It’s been one of the most enlightening stretches of writing I’ve done. The books, the histories, the maps, the testimonies—they’ve shifted something in me. And I hoped, in good faith, they might do the same for others.
But apparently, honesty comes at a cost. The unsubscribes have come fast. So have the accusations—“antisemite,” “Jew-hater.” Let me say this clearly and once: that is a lie. A lazy, vicious lie. Anyone who knows me—who knows my family, which spans Lutheran, Catholic, and Jewish traditions—knows better. Anyone who’s broken bread with me, argued in good faith, heard me talk about justice, my father, or the weight of history—knows better.
The truth is, we are being trained not to think. Not to hold two ideas in our heads at once. That Israel has the right to exist and has committed horrific acts. That the Palestinian cause is just and has been weaponized by extremists. That the Iranian people are brilliant, soulful, resilient and ruled by a regime that crushes them daily. These are not contradictions. They’re the cost of understanding the world as it is, not as we’d like it to be.
But nuance doesn’t sell. Rage does. And in the absence of thought, we get men like Donald Trump and Pete Hegseth—frauds in flag pins, thumping their chests from safe distances while the poor are marched to war.
I don’t trust Donald Trump because he’s a liar, a degenerate, and a man who hates half of America. I don’t trust Pete Hegseth because he’s not serious—just another television soldier in a nation addicted to spectacle. Say what you will about the men who led us into Vietnam—they were wrong, yes. But they were not clowns. They wrestled with complexity. They understood the stakes. These men don’t.
This new breed? They don’t make mistakes—they manufacture them. They don’t defend America—they fracture it. And they are not walking us into war—they are shoving us into it.
It is easy to start wars. It is much harder to end them.
I know many of you have recently joined—hundreds came aboard after the Brian Wilson piece—and I thank you. There’s more music to come. That’s a part of me, and a promise I intend to keep. But this is part of it too. The politics. The history. The moral questions that don’t resolve in three chords or a perfect chorus. The messiness of life will live here too.
And so there are a few pledges I’ll make to you this morning.
First, everything I write will be researched, fact-checked, and delivered from my point of view—which is center-left, anti-MAGA, but not anti-Republican. I have dear friends who are traditional conservatives. We disagree, often fiercely. But we respect one another because we haven’t forgotten how to listen.

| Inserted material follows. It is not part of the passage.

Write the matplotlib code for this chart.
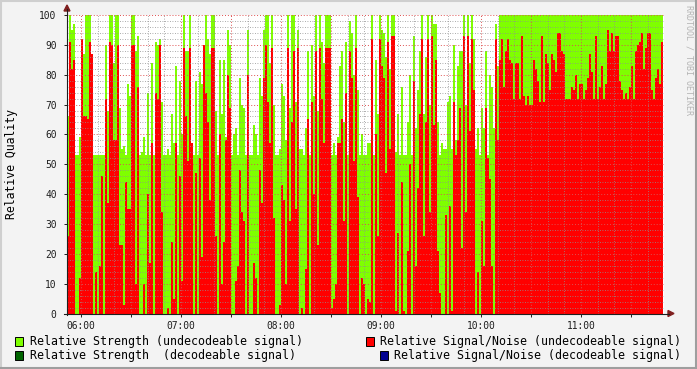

You will not agree with everything I write here. And that’s the point. If disagreement becomes a reason to demonize or dehumanize, then we’ve already lost more than any war could take from us. Dialogue matters. Dissent matters. If we’ve become so siloed in our convictions that we can’t even bear to hear another person's interpretation of history or hope, then we’re not living in a democracy—we’re living in an echo chamber.
So I’ll be honest without being pedantic. I’ll be blunt without resorting to stereotype or slogans. You’ll get the clearest version of what I believe, and why.
And I want to say this, too: I’ve heard from many of you—thoughtful anecdotes, kind notes, serious questions, real dialogue. It’s been exactly what I was hoping for when I started this space. So please, keep the comments, critiques, challenges, and suggestions coming. Substack, for me, has been an experiment. An adventure. And I hope you’ll continue on the road with me.
This isn’t a clean page. It’s a living one. And everything that matters is going to be on it.